Thursday, January 15, 2009

Saatchi and Saatchi: a youthful and unique approach to advertising

By Jordan Kamikawa

What happens when a corporation utilizes both innovativeness and youthfulness in creating their end product? 

I believe the answer looks something like Saatchi and Saatchi Advertising.

From the time we first walked through the doors into the company’s main office this afternoon, I knew that they would be something different. The furniture in the room reflected almost futuristic-like styles, including a pink plastic couch in the form of two connected pods. Bright-colored art lined the walls of the office, which featured a center conference room surrounded completely by spotless glass walls. In addition, the view from the large windows that surrounded the room exhibited a first-class view of New York, with numerous skyscrapers dotting the horizon. The whole sight was really a treat to take in.

Unlike many of the other corporation we have met with so far, we were introduced to a very young tour leader, Erin Lyons, who looked to be in her mid-twenties. Her extremely extroverted and charismatic personality was evident from the outset, as she explained a little background on Saatchi and Saatchi and what they do. She then proceeded to show us a short video, which many of the other companies have not really used so far. About a half-dozen commercials produced by Saatchi and Saatchi were shown, some reaching the audience through heart-warming messages and others intending to get a good laugh.

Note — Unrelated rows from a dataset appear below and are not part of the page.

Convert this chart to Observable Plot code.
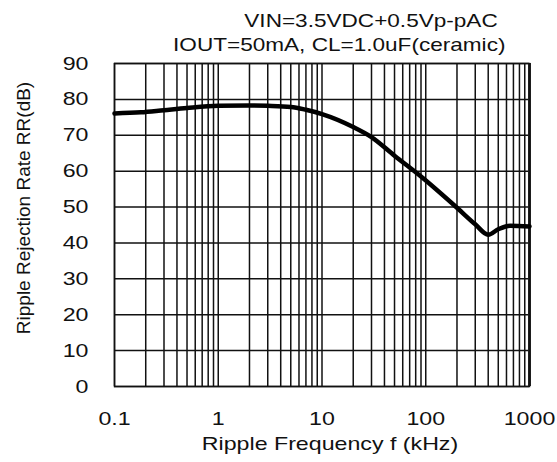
<!DOCTYPE html>
<html><head><meta charset="utf-8">
<script src="https://cdn.jsdelivr.net/npm/d3@7"></script>
<script src="https://cdn.jsdelivr.net/npm/@observablehq/plot@0.6"></script>
<style>
html,body{margin:0;padding:0;background:#fff;}
#wrap{position:relative;width:557px;height:462px;overflow:hidden;font-family:"Liberation Sans",Arial,sans-serif;color:#111;background:#fff}
#title{position:relative;height:50px}
.t{position:absolute;white-space:nowrap;font-size:18.5px;line-height:18.5px;transform-origin:right center}
#chart svg{display:block;background:transparent}
</style></head><body>
<div id="wrap">
  <div id="title"><span class="t" id="t1"></span><span class="t" id="t2"></span></div>
  <div id="chart"></div>
</div>
<script>
// ---- data ----
const titleLines = ["VIN=3.5VDC+0.5Vp-pAC", "IOUT=50mA, CL=1.0uF(ceramic)"];
const xLabel = "Ripple Frequency f (kHz)";
const yLabel = "Ripple Rejection Rate RR(dB)";
const xTicks = [0.1, 1, 10, 100, 1000];
const yTicks = [0, 10, 20, 30, 40, 50, 60, 70, 80, 90];
const freqKHz = [0.1, 0.18, 0.3, 0.5, 1, 2, 3, 5, 7, 10, 20, 30, 50, 90, 200, 300, 400, 500, 650, 1000];
const rrDB    = [76.1, 76.4, 77.0, 77.6, 78.2, 78.3, 78.2, 77.9, 77.1, 75.9, 72.3, 69.5, 64.3, 58.5, 49.8, 45.2, 42.3, 43.8, 44.8, 44.6];

const curve = freqKHz.map((f, i) => ({f, rr: rrDB[i]}));
const minorX = [];
for (const d of xTicks.slice(0, -1)) for (let m = 1; m <= 9; m++) minorX.push(+(d * m).toPrecision(3));
minorX.push(xTicks[xTicks.length - 1]);

const K = 1.22; // horizontal stretch of the reference's glyphs

const t1 = document.getElementById("t1"), t2 = document.getElementById("t2");
t1.textContent = titleLines[0]; t2.textContent = titleLines[1];
t1.style.right = (557 - 498) + "px"; t1.style.top = "12px";
t2.style.right = (557 - 505) + "px"; t2.style.top = "36px";
t1.style.transform = `scaleX(${K})`; t2.style.transform = `scaleX(${K})`;

const chart = Plot.plot({
  width: 557,
  height: 412,
  marginLeft: 114,
  marginRight: 28,
  marginTop: 13,
  marginBottom: 76,
  style: {fontFamily: "Liberation Sans, Arial, sans-serif", fontSize: "19px", color: "#111", background: "transparent", overflow: "visible"},
  x: {type: "log", domain: [0.1, 1000]},
  y: {domain: [0, 90]},
  marks: [
    Plot.ruleX(minorX, {stroke: "#111", strokeWidth: 1.5}),
    Plot.ruleY(yTicks, {stroke: "#111", strokeWidth: 1.5}),
    Plot.ruleX([1000], {stroke: "#222", strokeWidth: 3}),
    Plot.frame({stroke: "#111", strokeWidth: 1.5}),
    Plot.line(curve, {x: "f", y: "rr", stroke: "#000", strokeWidth: 4.5, curve: "monotone-x", strokeLinejoin: "round"}),
    Plot.axisX(xTicks, {tickSize: 0, tickPadding: 25, tickFormat: d => String(d), label: null, fontSize: 19}),
    Plot.axisY(yTicks, {tickSize: 0, tickPadding: 26, label: null, fontSize: 19}),
    Plot.text([xLabel], {frameAnchor: "bottom", dy: 63, dx: 8, fontSize: 19, fill: "#111"}),
    Plot.text([yLabel], {frameAnchor: "left", rotate: -90, textAnchor: "middle", dx: -91, dy: -17, fontSize: 19, fill: "#111", className: "ylab"})
  ]
});
document.getElementById("chart").appendChild(chart);

chart.querySelectorAll("text").forEach(t => {
  if (t.closest(".ylab")) return;
  const L = t.getComputedTextLength();
  if (L > 0) {
    t.setAttribute("textLength", (L * K).toFixed(2));
    t.setAttribute("lengthAdjust", "spacingAndGlyphs");
  }
});
</script>
</body></html>
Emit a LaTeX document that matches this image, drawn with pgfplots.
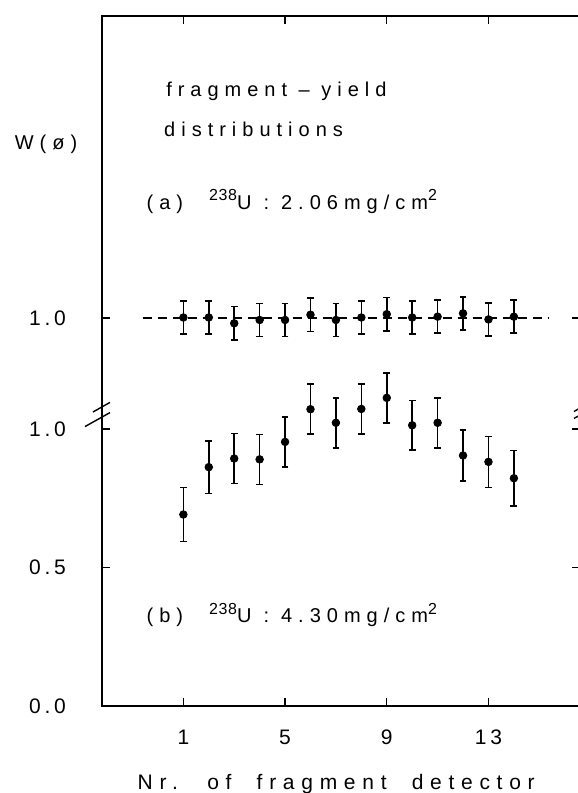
\documentclass[border=0pt]{standalone}
\usepackage{fontspec}
\setmainfont{Liberation Sans}[LetterSpace=18]
\newfontfamily\annfont{Liberation Sans}[LetterSpace=30]
\newfontfamily\widefont{Liberation Sans}[LetterSpace=32]
\newfontfamily\supfont{Liberation Sans}[LetterSpace=4]
\usepackage{pgfplots}
\usepackage{pgfplotstable}
\pgfplotsset{compat=1.18}

\newcommand{\sups}[1]{\raisebox{0.42em}{\supfont\fontsize{8}{8}\selectfont #1}}

% (a) 2.06 mg/cm^2, drawn 0.4 higher (broken axis)
\pgfplotstableread{
x  w      e
1  1.002  0.060
2  1.002  0.060
3  0.981  0.060
4  0.993  0.060
5  0.993  0.060
6  1.012  0.060
7  0.993  0.060
8  1.002  0.060
9  1.014  0.060
10 1.002  0.060
11 1.005  0.060
12 1.017  0.060
13 0.995  0.060
14 1.005  0.060
}\dataA

% (b) 4.30 mg/cm^2
\pgfplotstableread{
x  w      e
1  0.691  0.098
2  0.862  0.095
3  0.893  0.090
4  0.890  0.090
5  0.953  0.090
6  1.071  0.090
7  1.022  0.090
8  1.072  0.090
9  1.112  0.090
10 1.013  0.090
11 1.022  0.090
12 0.904  0.092
13 0.881  0.092
14 0.822  0.100
}\dataB

\begin{document}
\begin{tikzpicture}
\begin{axis}[
  scale only axis, width=239pt, height=345pt,
  xmin=-2.2, xmax=16.6, ymin=0, ymax=2.49,
  xtick={1,5,9,13},
  ytick={0,0.5,1,1.4}, yticklabels={0.0,0.5,1.0,1.0},
  ticklabel pos=left,
  tick align=inside, major tick length=4pt,
  tick style={black, line width=0.7pt},
  axis line style={black, line width=0.8pt},
  /pgf/number format/assume math mode=true,
  font=\fontsize{10.5}{12}\selectfont,
  yticklabel style={xshift=-14.5pt},
  xticklabel style={yshift=-8.5pt},
  clip=false,
]
\coordinate (sw) at (rel axis cs:0,0);
\coordinate (ne) at (rel axis cs:1,1);

\addplot[black, line width=0.7pt, dash pattern=on 4.5pt off 3pt]
  coordinates {(-0.6,1.4) (15.4,1.4)};

\addplot[black, only marks, mark=*, mark size=1.9pt,
  error bars/.cd, y dir=both, y explicit,
  error bar style={line width=0.8pt},
  error mark options={black, rotate=90, line width=0.8pt, mark size=1.7pt}]
  table[x=x, y expr=\thisrow{w}+0.4, y error=e] {\dataA};

\addplot[black, only marks, mark=*, mark size=1.9pt,
  error bars/.cd, y dir=both, y explicit,
  error bar style={line width=0.8pt},
  error mark options={black, rotate=90, line width=0.8pt, mark size=1.7pt}]
  table[x=x, y=w, y error=e] {\dataB};

% axis break marks
\draw[line width=0.7pt] ([xshift=-8.5pt,yshift=-4.8pt]axis cs:-2.2,1.043) -- ++(12.5pt,7pt);
\draw[line width=0.7pt] ([xshift=-4.5pt,yshift=-2.5pt]axis cs:-2.2,1.079) -- ++(8.5pt,4.8pt);
\draw[line width=0.7pt] ([xshift=-3pt,yshift=-1.7pt]axis cs:16.6,1.05) -- ++(6pt,3.4pt);
\draw[line width=0.7pt] ([xshift=-3pt,yshift=-1.7pt]axis cs:16.6,1.075) -- ++(6pt,3.4pt);

\node[anchor=west, font=\annfont] at (axis cs:0.05,2.217) {fragment \textendash{} yield};
\node[anchor=west, font=\annfont] at (axis cs:-0.03,2.08) {distributions};
\node[anchor=west, font=\annfont] at (axis cs:-0.72,1.821)
  {(a)\hspace{1.3em}\sups{238}U\hspace{0.6em}:\hspace{0.6em}2.06mg/cm\sups{2}};
\node[anchor=west, font=\annfont] at (axis cs:-0.72,0.328)
  {(b)\hspace{1.3em}\sups{238}U\hspace{0.6em}:\hspace{0.6em}4.30mg/cm\sups{2}};
\node[font=\annfont] at ([xshift=-28pt]axis cs:-2.2,2.026) {W(ø)};
\node at ([yshift=-39pt]rel axis cs:0.49,0)
  {\widefont Nr.\hspace{0.6em} of\hspace{0.6em} fragment\hspace{0.6em} detector};
\end{axis}
\pgfresetboundingbox
\path[use as bounding box] ([xshift=-51pt,yshift=-43.5pt]sw) rectangle ([xshift=-1pt,yshift=8pt]ne);
\end{tikzpicture}
\end{document}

The next part of our meeting involved a full tour of the facilities, which really blew me away. The trendy and tasteful look of the whole place really impressed me, as most rooms featured wide-open spaces, bright colors, and modern furniture. She also led us to a display of art pieces created by their company, which endorsed brands such as Cheerios, Tide, and Saran-Wrap in fun, unique ways. The last part of our tour took us to the top of the building, which featured not only a staffed gym, but also an outside running track that was surrounded by a 360 degree view of the entire cityscape.

However, the tour not only highlighted the beauty of their office, but also revealed some of the company’s values as well. Erin explained that there was also a functional reason behind most of their layout, one example being that the large open offices created an environment that encourages cohesiveness and teamwork. In addition, much of their company seemed to operate on positive principles like this, including a term that is very key to their organization called “lovemarks.” This term basically reflects a relation to a certain brand or product that is highly endeared, particularly to the point where the consumer feels like they can’t live without it. These “lovemarks” are the backbone for all of their work, which frames their optimistic approach to advertising. 

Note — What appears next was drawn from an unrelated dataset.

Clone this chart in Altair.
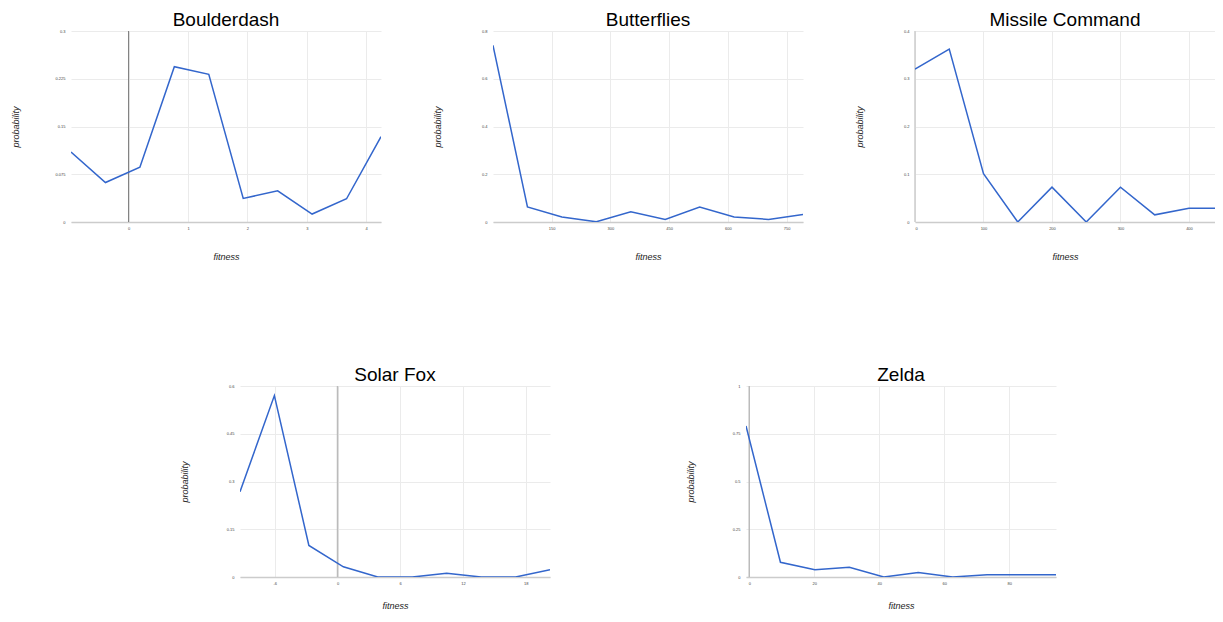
import altair as alt
import pandas as pd

# ---- data ----
bd_x = [-0.97, -0.39, 0.19, 0.77, 1.35, 1.93, 2.51, 3.09, 3.67, 4.25]
bd_y = [0.110, 0.062, 0.086, 0.244, 0.232, 0.037, 0.049, 0.0125, 0.0365, 0.134]

bf_x = [0, 88, 176, 264, 352, 440, 528, 616, 704, 792]
bf_y = [0.740, 0.063, 0.021, 0.001, 0.043, 0.011, 0.063, 0.021, 0.011, 0.031]

mc_x = [0, 50, 100, 150, 200, 250, 300, 350, 400, 450]
mc_y = [0.320, 0.362, 0.101, 0.0, 0.073, 0.0, 0.073, 0.015, 0.029, 0.029]

sf_x = [-9.33, -6.04, -2.74, 0.56, 3.85, 7.15, 10.44, 13.74, 17.04, 20.33]
sf_y = [0.268, 0.570, 0.099, 0.032, 0.0, 0.0, 0.0115, 0.0, 0.0, 0.023]

ze_x = [-1.0, 9.6, 20.2, 30.8, 41.4, 52.0, 62.6, 73.2, 83.8, 94.4]
ze_y = [0.791, 0.077, 0.038, 0.051, 0.0, 0.024, 0.0, 0.012, 0.012, 0.012]

bd_xticks = [0, 1, 2, 3, 4]
bd_yticks = [0, 0.075, 0.15, 0.225, 0.3]
bf_xticks = [150, 300, 450, 600, 750]
bf_yticks = [0, 0.2, 0.4, 0.6, 0.8]
mc_xticks = [0, 100, 200, 300, 400]
mc_yticks = [0, 0.1, 0.2, 0.3, 0.4]
sf_xticks = [-6, 0, 6, 12, 18]
sf_yticks = [0, 0.15, 0.3, 0.45, 0.6]
ze_xticks = [0, 20, 40, 60, 80]
ze_yticks = [0, 0.25, 0.5, 0.75, 1]

FONT = "Liberation Sans"
H = 191


def panel(title, xs, ys, xdom, ydom, xticks, yticks, zero_color=None, zero_width=1.0,
          width=310, xtitle_y=34):
    df = pd.DataFrame({"fitness": xs, "probability": ys})
    xscale = alt.Scale(domain=xdom, nice=False, zero=False)
    yscale = alt.Scale(domain=ydom, nice=False, zero=False)
    xaxis = alt.Axis(
        values=xticks, labelExpr="'' + datum.value", ticks=False,
        labelFontSize=4, labelColor="#444", labelFont=FONT, labelPadding=4,
        domainColor="#cccccc", domainWidth=1.5,
        grid=True, gridColor="#ebebeb", gridWidth=1,
        title="fitness", titleFont=FONT, titleFontSize=9, titleFontStyle="italic",
        titleFontWeight="normal", titleColor="#222", titleY=xtitle_y, titleBaseline="middle",
    )
    yaxis = alt.Axis(
        values=yticks, labelExpr="'' + datum.value", ticks=False, domain=False,
        labelFontSize=4, labelColor="#444", labelFont=FONT, labelPadding=6,
        grid=True, gridColor="#ebebeb", gridWidth=1,
        title="probability", titleFont=FONT, titleFontSize=9, titleFontStyle="italic",
        titleFontWeight="normal", titleColor="#222", titleX=-56, titleBaseline="middle",
        titleAngle=270,
    )
    line = alt.Chart(df).mark_line(color="#3366cc", strokeWidth=1.5, clip=True).encode(
        x=alt.X("fitness:Q", scale=xscale, axis=xaxis),
        y=alt.Y("probability:Q", scale=yscale, axis=yaxis),
    )
    layers = []
    if zero_color is not None:
        zdf = pd.DataFrame({"fitness": [0]})
        zero = alt.Chart(zdf).mark_rule(color=zero_color, strokeWidth=zero_width).encode(
            x=alt.X("fitness:Q", scale=xscale, axis=xaxis)
        )
        layers.append(zero)
    layers.append(line)
    return alt.layer(*layers).properties(
        width=width, height=H,
        title=alt.TitleParams(text=title, font=FONT, fontSize=19, fontWeight="normal",
                              color="#000", offset=-1, anchor="middle"),
    )


p_bd = panel("Boulderdash", bd_x, bd_y, [-0.97, 4.25], [0, 0.3], bd_xticks, bd_yticks, "#777777", 1.0)
p_bf = panel("Butterflies", bf_x, bf_y, [0, 792], [0, 0.8], bf_xticks, bf_yticks)
p_mc = panel("Missile Command", mc_x, mc_y, [0, 438], [0, 0.4], mc_xticks, mc_yticks,
             "#cccccc", 1.5, width=300)
p_sf = panel("Solar Fox", sf_x, sf_y, [-9.33, 20.33], [0, 0.6], sf_xticks, sf_yticks,
             "#bbbbbb", 1.5, xtitle_y=28)
p_ze = panel("Zelda", ze_x, ze_y, [-1.0, 94.4], [0, 1], ze_xticks, ze_yticks,
             "#bbbbbb", 1.5, xtitle_y=28)

# invisible spacer that fixes where the bottom row starts
spacer = alt.Chart(pd.DataFrame({"s": [0]})).mark_rule(opacity=0).encode(
    x=alt.value(0), y=alt.value(0), y2=alt.value(1)
).properties(width=1, height=H)

top = alt.hconcat(p_bd, p_bf, p_mc, spacing=112, bounds="flush")
pair = alt.hconcat(p_sf, p_ze, spacing=196, bounds="flush")
bottom = alt.hconcat(spacer, pair, spacing=168, bounds="flush")

chart = alt.vconcat(top, bottom, spacing=105).properties(
    padding={"left": 3, "top": 3, "right": 0, "bottom": 0},
    background="white",
).configure_view(stroke="transparent", strokeWidth=0)

chart.save("out.html", embed_options={"renderer": "svg", "actions": False})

Also, Saatchi and Saatchi makes it a point to emphasize messages promoting emotions and human nature through simple stories. One instance of this took form in a JcPenny’s commercial we were shown, which centers on a little girl dreaming about flying to the north pole and her adventures to accomplish this. I thought that this attention to small details of life made the advertisements powerful and hard-hitting. Also, Saatchi and Saatchi also supports organizations that deal with aid-giving and sustainability causes, such as Unicef. All of these examples of the company’s firm morals and attention to positive causes really furthered my interest in them.

Overall, the entire meeting was well organized and gave us a inside look into how an advertising agency is run with a fresh mindset and style that could pave the way for future advertising.